The Swedish model advocates know all of this and yet persist in the lie that this legislation protects the sex worker and they even claim that it has diminished sex trafficking even though there is no academically accredited evidence to support this and in fact anecdotal evidence suggests the contrary. The truth, which they know, is that the Swedish model has resulted in increased alienation, increased stigma, increased criminal involvement and the abandonment of the sex worker as an equal citizen deserving of protection and rights the same as everyone else.
I do not believe that this increase in persecution of the sex worker is really what we want in the United Kingdom. I do not believe this is truly what the British public wants for their mothers, daughters and sons who sell sex. This is why it is so important that the British people understand that when Swedish model advocates adopt the language of legalisation they are lying and being duplicitous because in reality what they want is the opposite, they want the complete alienation and segregation of the sex worker and to deny them rights and equality in the eyes of the law.

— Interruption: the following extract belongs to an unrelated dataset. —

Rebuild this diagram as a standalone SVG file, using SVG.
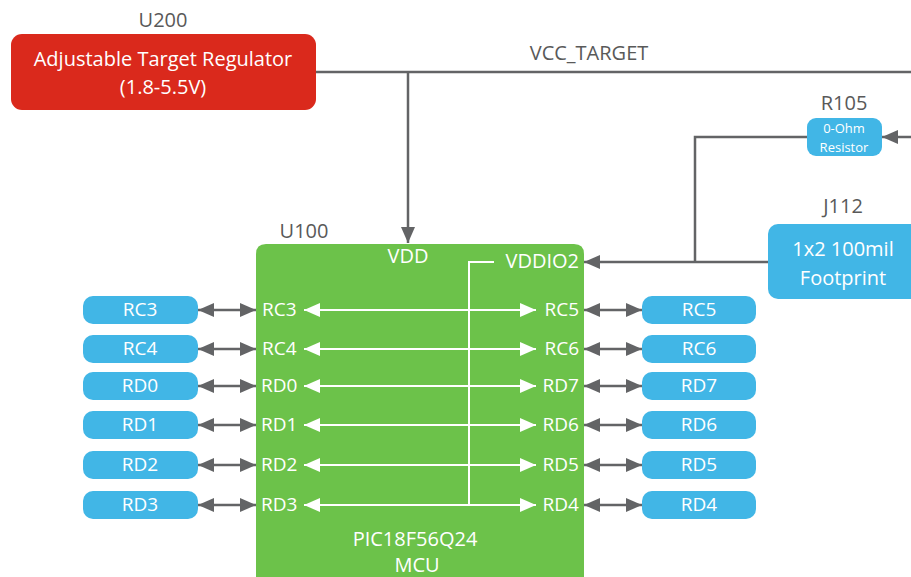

I urge the British public, even if you dislike the idea of prostitution, to never the less insist that your MPs vote for justice and not for laws that strengthen already pernicious laws that deny basic human rights to sex workers. I urge those members of the public who are genuinely concerned about trafficking and about coercion to remind themselves that historically rights have never evolved from further criminalisation and alienation and stigma. Rights evolve only when the marginalised are given the protection of the law and are enabled to defend themselves and to evolve legislation that recognises, consent, autonomy and choice. Sex workers do not want special rights or considerations but the same rights as any other worker in the United Kingdom. They do not want the Swedish model or further state oppression and aggression.